Consequently yesterday afternoon Rupert and I followed my colleague’s directions to Damansara Perdana and found the barber who she claimed her men swear by. We parked in a nearby place which also offered car cleaning, inside and out for RM20, so decided to have the Trajet transformed from grubby specimen into gleaming Rolls Royce while a barber attempted something similar on Rupert and I
The barber was eating his lunch as we stepped into his air-conditioned booth under a staircase and so he asked us to come back after he had finished. That gave Rupert and I time to seek out drinks, namely an iced lemon tea for the boy and a ubiquitous teh tarik for me. On return the barber did his stuff with the flair of a master craftsman and left us both looking much less hairy and pleasingly not much lighter about the wallet.
We returned to collect our now shining charabanc and drove back to Chateau Lawrence. In addition to being a money saving experience the events of the afternoon also afforded Rupert Lawrence an opportunity to practice his fledgling maths skills. He assured me that RM20 for the car cleaning, RM18 for our haircuts, RM2 for the tip to the barber, RM2 for his iced lemon tea, RM1.40 for my teh tarik and RM1.50 for the car parking all came to RM44.90, leaving a pleasing amount change from the planned RM50 for one haircut that I had almost purchased the day before.

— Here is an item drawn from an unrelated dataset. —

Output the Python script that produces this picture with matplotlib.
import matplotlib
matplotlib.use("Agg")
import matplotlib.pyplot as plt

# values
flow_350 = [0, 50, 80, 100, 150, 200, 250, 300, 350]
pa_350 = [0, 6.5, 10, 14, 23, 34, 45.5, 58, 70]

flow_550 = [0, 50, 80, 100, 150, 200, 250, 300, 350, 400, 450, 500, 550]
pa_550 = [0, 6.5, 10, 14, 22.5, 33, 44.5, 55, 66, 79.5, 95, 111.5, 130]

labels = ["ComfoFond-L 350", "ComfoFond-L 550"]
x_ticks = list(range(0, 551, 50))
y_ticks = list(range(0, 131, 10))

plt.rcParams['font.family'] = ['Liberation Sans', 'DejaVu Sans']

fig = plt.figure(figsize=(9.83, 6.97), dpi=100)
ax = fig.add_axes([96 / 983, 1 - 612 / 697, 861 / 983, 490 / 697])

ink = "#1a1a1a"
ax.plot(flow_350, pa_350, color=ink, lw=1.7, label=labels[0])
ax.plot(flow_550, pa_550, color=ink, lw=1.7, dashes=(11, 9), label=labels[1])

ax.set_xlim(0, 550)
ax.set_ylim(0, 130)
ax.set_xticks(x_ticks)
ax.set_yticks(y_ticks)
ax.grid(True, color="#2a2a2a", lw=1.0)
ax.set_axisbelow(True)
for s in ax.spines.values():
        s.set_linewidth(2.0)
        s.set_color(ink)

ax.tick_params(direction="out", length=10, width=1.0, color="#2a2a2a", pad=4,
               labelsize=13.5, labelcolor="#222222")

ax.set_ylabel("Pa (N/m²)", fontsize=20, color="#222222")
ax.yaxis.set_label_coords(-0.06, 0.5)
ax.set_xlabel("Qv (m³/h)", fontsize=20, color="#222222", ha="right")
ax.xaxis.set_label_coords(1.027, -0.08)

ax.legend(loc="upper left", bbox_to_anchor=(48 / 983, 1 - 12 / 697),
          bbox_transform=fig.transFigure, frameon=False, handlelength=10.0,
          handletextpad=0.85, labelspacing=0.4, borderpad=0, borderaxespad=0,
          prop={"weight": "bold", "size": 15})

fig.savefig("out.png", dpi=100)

Shopping around, plus local knowledge is clearly the way forward. especially as we are in the process of trying to sort out accommodation for our Christmas and New Year holiday in Sydney. (Does anyone have any relatives or friends that we could borrow, please?) The flight prices were too good to turn down so I booked and paid for them yonks ago, but finding sensible priced accommodation is not proving quite so easy. Lexi managed to book places for us in a YHA for the first five nights and we have then found a reasonable priced campervan to hire for the second section of our tour. The most tricky part of the accommodation search is the last three nights, over the new year period. Every reasonably priced place has a minimum booking period of between five and fourteen nights. We need three. Alternatively we are being told by various websites that we can have posh hotels from between 600 to 3000 pounds for those nights.

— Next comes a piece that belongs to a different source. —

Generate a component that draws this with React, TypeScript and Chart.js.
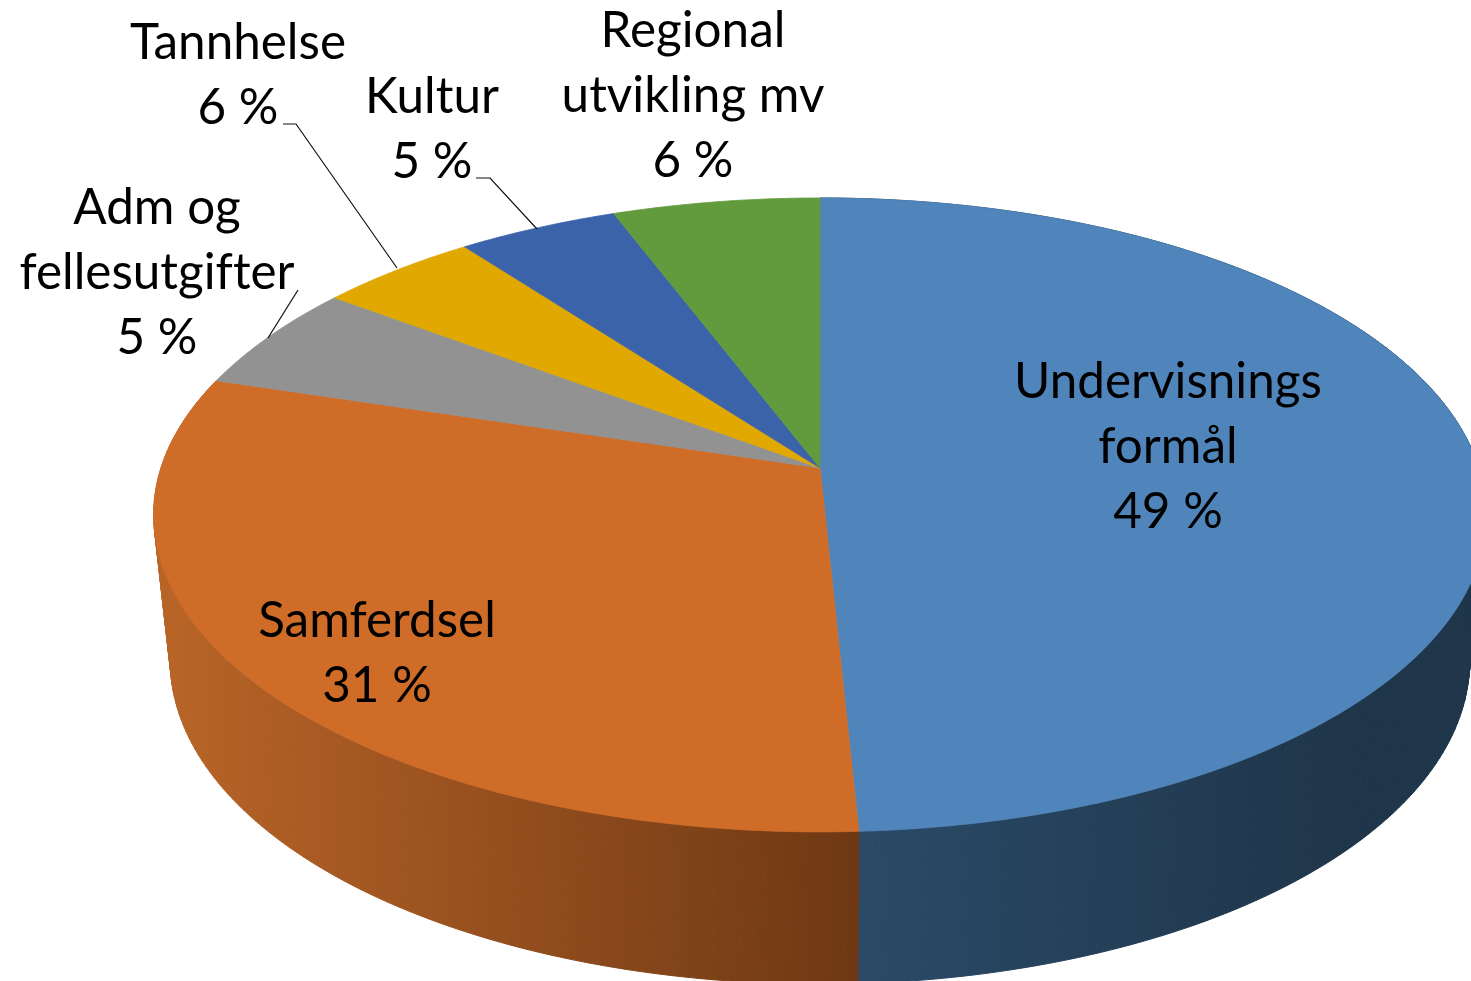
import React, { useEffect, useRef } from "react";
import { Chart, registerables } from "chart.js";

Chart.register(...registerables);

const categories = ["Undervisnings\nformål", "Samferdsel", "Adm og\nfellesutgifter", "Tannhelse", "Kultur", "Regional\nutvikling mv"];
const sliceValues = [49.2, 30.55, 5.45, 4.5, 4.5, 5.8];
const percentLabels = ["49 %", "31 %", "5 %", "6 %", "5 %", "6 %"];
const topColors = ["#5085BB", "#CF6C28", "#929292", "#E0A800", "#3B63AA", "#629A3E"];
const labelCentres = [[1168, 382], [377, 621], [157, 208], [238, 43], [432, 97], [693, 31]];
const leaderLines = [
  [[298, 290], [268, 338]],
  [[283, 124], [296, 124], [397, 268]],
  [[476, 178], [490, 178], [537, 229]],
];

const FONT = '49.4px Lato, "Open Sans", sans-serif';
const LINE = 65;
const apexX = 820, apexY = 468, A = 659, B = 310, K = -0.148;
const bottomScaleX = 0.975, bottomScaleY = 1.02, bottomApexY = 613;

function rim(theta: number) {
  const u = Math.sin(theta), v = -Math.cos(theta), w = 1 + K * v;
  return [A * u / w, B * v / w];
}
const topPt = (t: number) => { const p = rim(t); return [apexX + p[0], apexY + p[1]]; };
const botPt = (t: number) => { const p = rim(t); return [apexX + bottomScaleX * p[0], bottomApexY + bottomScaleY * p[1]]; };

const pie3d = {
  id: "pie3d",
  beforeDatasetDraw(chart: any) {
    const ctx = chart.ctx as CanvasRenderingContext2D;
    const arcs = chart.getDatasetMeta(0).data as any[];
    const colors = chart.data.datasets[0].backgroundColor as string[];
    const sideGrad = (x0: number, x1: number, c0: string, c1: string) => {
      const g = ctx.createLinearGradient(x0, 0, x1, 0);
      g.addColorStop(0, c0); g.addColorStop(1, c1);
      return g;
    };
    const sides = [
      { i: 0, fill: sideGrad(860, 1350, "#2A4A68", "#1F3549") },
      { i: 1, fill: sideGrad(170, 859, "#B86427", "#6E3814") },
    ];
    ctx.save();
    for (const s of sides) {
      const a0 = arcs[s.i].startAngle + Math.PI / 2, a1 = arcs[s.i].endAngle + Math.PI / 2;
      ctx.fillStyle = s.fill; ctx.strokeStyle = s.fill; ctx.lineWidth = 1;
      const n = Math.ceil((a1 - a0) / (Math.PI / 180));
      for (let k = 0; k < n; k++) {
        const t0 = a0 + (a1 - a0) * k / n, t1 = a0 + (a1 - a0) * (k + 1) / n;
        const pts = [topPt(t0), topPt(t1), botPt(t1), botPt(t0)];
        ctx.beginPath();
        pts.forEach((p, j) => (j ? ctx.lineTo(p[0], p[1]) : ctx.moveTo(p[0], p[1])));
        ctx.closePath(); ctx.fill(); ctx.stroke();
      }
    }
    arcs.forEach((arc, i) => {
      const a0 = arc.startAngle + Math.PI / 2, a1 = arc.endAngle + Math.PI / 2;
      const n = Math.ceil((a1 - a0) / (Math.PI / 360));
      ctx.beginPath();
      ctx.moveTo(apexX, apexY);
      for (let k = 0; k <= n; k++) {
        const p = topPt(a0 + (a1 - a0) * k / n);
        ctx.lineTo(p[0], p[1]);
      }
      ctx.closePath();
      ctx.fillStyle = colors[i];
      ctx.strokeStyle = colors[i];
      ctx.lineWidth = 0.8;
      ctx.lineJoin = "round";
      ctx.fill();
      ctx.stroke();
    });
    ctx.restore();
    return false;
  },
  afterDatasetsDraw(chart: any) {
    const ctx = chart.ctx as CanvasRenderingContext2D;
    ctx.save();
    ctx.strokeStyle = "#111"; ctx.lineWidth = 1.2;
    for (const l of leaderLines) {
      ctx.beginPath();
      l.forEach((p, j) => (j ? ctx.lineTo(p[0], p[1]) : ctx.moveTo(p[0], p[1])));
      ctx.stroke();
    }
    ctx.fillStyle = "#000"; ctx.font = FONT; ctx.textAlign = "center"; ctx.textBaseline = "middle";
    (ctx as any).letterSpacing = "0.01px";
    categories.forEach((c, i) => {
      const lines = [...c.split("\n"), percentLabels[i]];
      lines.forEach((t, j) => ctx.fillText(t, labelCentres[i][0], labelCentres[i][1] + j * LINE));
    });
    ctx.restore();
  },
};

export default function App() {
  const ref = useRef<HTMLCanvasElement>(null);
  useEffect(() => {
    document.body.style.margin = "0";
    document.body.style.background = "#fff";
    const chart = new Chart(ref.current!, {
      type: "pie",
      data: {
        labels: categories.map((c) => c.replace("\n", " ")),
        datasets: [{ data: sliceValues, backgroundColor: topColors, borderWidth: 0 }],
      },
      options: {
        responsive: false,
        animation: false,
        plugins: { legend: { display: false }, tooltip: { enabled: false } },
      },
      plugins: [pie3d],
    } as any);
    return () => chart.destroy();
  }, []);
  return <canvas ref={ref} width={1471} height={981} style={{ display: "block" }} />;
}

It is a good job that Rupert and I saved RM5.10 yesterday. That pound might yet come in very useful.
It's been that marvellous day when I declare to the world, well anyone who might listen, that I am 23 (my stage-age) once again. 18th September is as good a day to have been born on as any so why not celebrate the day on which you were born, despite dramatic greats like Harold Pinter believing that celebrating birthdays was a very strange thing indeed. Rupert has taken the celebrating of my birthday very seriously though and has made me chuckle several times today.
A very sleepy Rupert managed a "Happy Birthday Daddy" at 6.00am this morning before the daily weetabix fest and journey to school. Shortly after my 7.00am arrival in Drama Land my marvellous colleagues greeted with me wine and chocolate brownies, the latter we munched through along with blowing out flaming candles at break time. (The wine awaits for another occasion.) The deputy head who is in charge of cover decided that the best way to mark my birthday was to give me a special present, an AM registration cover, and to show how generous she was she also added in a Positive Education Cover (what used to be known as Personal and Social Education) too for good measure. As I set about blundering through the concept of mindfulness, the theme for the lesson, the class's teacher ambled in and, knowing it was my birthday, took over. A really great pressie indeed.

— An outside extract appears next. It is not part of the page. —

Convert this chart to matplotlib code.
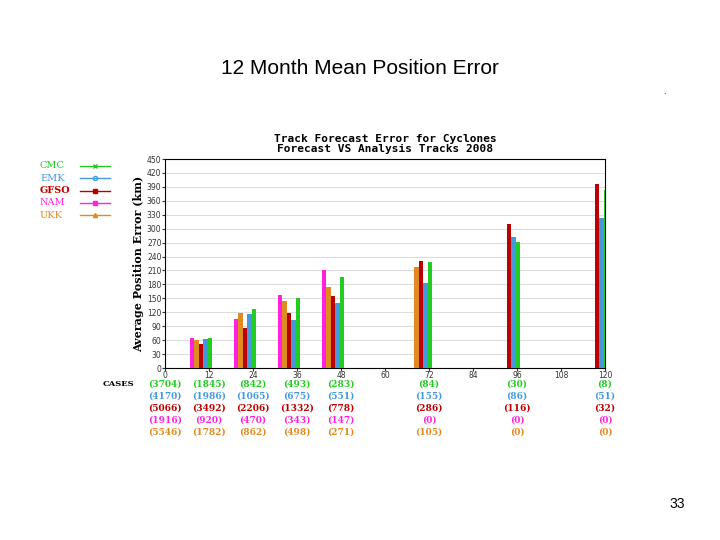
import numpy as np
import matplotlib
matplotlib.use("Agg")
import matplotlib.pyplot as plt
from matplotlib.lines import Line2D

# data
models = ["CMC", "EMK", "GFSO", "NAM", "UKK"]
colors = {"CMC": "#22cc22", "EMK": "#4499dd", "GFSO": "#bb0000",
          "NAM": "#ff22dd", "UKK": "#e08a20"}
markers = {"CMC": "x", "EMK": "o", "GFSO": "s", "NAM": "s", "UKK": "^"}
hours = [12, 24, 36, 48, 72, 96, 120]
errors = {
    "NAM":  [65, 106, 158, 210, 0, 0, 0],
    "UKK":  [61, 119, 145, 175, 218, 0, 0],
    "GFSO": [52, 87, 119, 154, 231, 311, 397],
    "EMK":  [63, 117, 104, 141, 182, 281, 322],
    "CMC":  [65, 128, 151, 197, 229, 271, 384],
}
case_hours = [0, 12, 24, 36, 48, 72, 96, 120]
cases = {
    "CMC":  [3704, 1845, 842, 493, 283, 84, 30, 8],
    "EMK":  [4170, 1986, 1065, 675, 551, 155, 86, 51],
    "GFSO": [5066, 3492, 2206, 1332, 778, 286, 116, 32],
    "NAM":  [1916, 920, 470, 343, 147, 0, 0, 0],
    "UKK":  [5546, 1782, 862, 498, 271, 105, 0, 0],
}
bar_order = ["NAM", "UKK", "GFSO", "EMK", "CMC"]

fig = plt.figure(figsize=(7.2, 5.4), dpi=100)
fig.text(0.5, 0.873, "12 Month Mean Position Error", ha="center", va="center",
         fontsize=15, family="Liberation Sans")
fig.text(0.94, 0.067, "33", ha="center", va="center", fontsize=10,
         family="Liberation Sans")
fig.text(0.921, 0.825, ".", fontsize=6)

ax = fig.add_axes([165 / 720, 1 - 368 / 540, 440 / 720, 209 / 540])
w = 1.2
offsets = [-4.6, -3.4, -2.2, -1.0, 0.2]
x = np.array(hours, dtype=float)
for m, off in zip(bar_order, offsets):
    ax.bar(x + off, errors[m], width=w, color=colors[m], zorder=3)
ax.set_xlim(0, 120)
ax.set_ylim(0, 450)
ax.set_xticks(range(0, 121, 12))
ax.set_yticks(range(0, 451, 30))
ax.tick_params(labelsize=5.5, length=2, pad=0.5, colors="#333333")
ax.yaxis.grid(True, color="#dddddd", lw=0.8, zorder=0)
ax.set_ylabel("Average Position Error (km)", fontsize=8, family="DejaVu Serif",
              fontweight="bold", labelpad=2)
ax.set_title("Track Forecast Error for Cyclones\nForecast VS Analysis Tracks 2008",
             fontsize=8, family="DejaVu Sans Mono", fontweight="bold", pad=5,
             linespacing=1.0)

# case counts under the axis
row_y = [384, 396, 408, 420, 432]
fig.text(118 / 720, 1 - row_y[0] / 540, "CASES", fontsize=6, fontweight="bold",
         family="DejaVu Serif", ha="center", va="center")
for m, ry in zip(models, row_y):
    for h, c in zip(case_hours, cases[m]):
        xf = (165 + h / 120 * 440) / 720
        fig.text(xf, 1 - ry / 540, f"({c})", color=colors[m], fontsize=6.5,
                 fontweight="bold", family="DejaVu Serif", ha="center", va="center")

# legend at top left
for i, m in enumerate(models):
    yf = 1 - (166 + i * 12.3) / 540
    fig.text(40 / 720, yf, m, color=colors[m], fontsize=7, family="DejaVu Serif",
             fontweight="bold" if m == "GFSO" else "normal", va="center")
    fig.add_artist(Line2D([80 / 720, 110 / 720], [yf, yf], color=colors[m], lw=1,
                          transform=fig.transFigure))
    fig.add_artist(Line2D([95 / 720], [yf], color=colors[m], marker=markers[m],
                          markersize=3, mfc="none" if m == "EMK" else colors[m],
                          transform=fig.transFigure))

fig.savefig("out.png", dpi=100)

My year nine class helped celebrate my birthday in a marvellously violent way by tackling stage combat with great enthusiasm. Energetic slaps, punches, jabs and hair pulls flew all lesson and were made more dramatic by the suitably exaggerated grunts and growls. Good fun was had by all.
After planning my Grease rehearsal the Drama Gang and I had lunch together. We normally gather on a Friday lunchtime and talk all-things-Drama over bowls of excellent Japanese food, but decided to move it one day earlier this week to cater for my birthday and one of the Gang's dentist appointment tomorrow. A sort of win-win.
The biggest battle of the day was with the rights owners of Grease. My school WILL be paying the necessary performance rights and costs for obtaining official copies of the text and music, but it not that easy. I applied to Grease's New York office to gain the approval to do the play, and now have it. But I have been told that I need to apply to Australia to get the texts and music, but could also apply to New York too. New York email stuff out, Australia send out paper copies, but Australia is cheaper, but then New York is quicker, possibly. It feels a bit slapdash, leaving me in Kuala Lumpur confused. The rehearsal went well though and paperwork has a habit of getting done and sorted put eventually, especially when money needs to change hands.
Just before the rehearsal Rupert dashed up to Dramaland to wish me happy Birthday again, very nice, despite the fact that I was sitting on the Dramaland loo at the time. It is the first time that I have had anyone knock on the door while I was 'attending to essential matters,' but a sixth sense told me that it really could only be Rupert who would have thought that disturbing a moment's peace to wish me complements of the birthday variety was the right thing to do. All very sweet, I suppose. All Lawrence Sprogs and I departed for home at 4.30pm, just a 9.5 hour day today.
After a pressie session, thanks loads, we departed for my birthday tea at Al Safa Restaurant for plates of grub. My tandoori chicken, garlic naan and chilli pineapple salad was all great. And then dinner was finished with coffee and cake at Desa Park City Waterfront, followed by a really good skype natter with the unofficial leader of Walsall.
All in a pretty good birthday. Thanks everyone. Same again tomorrow?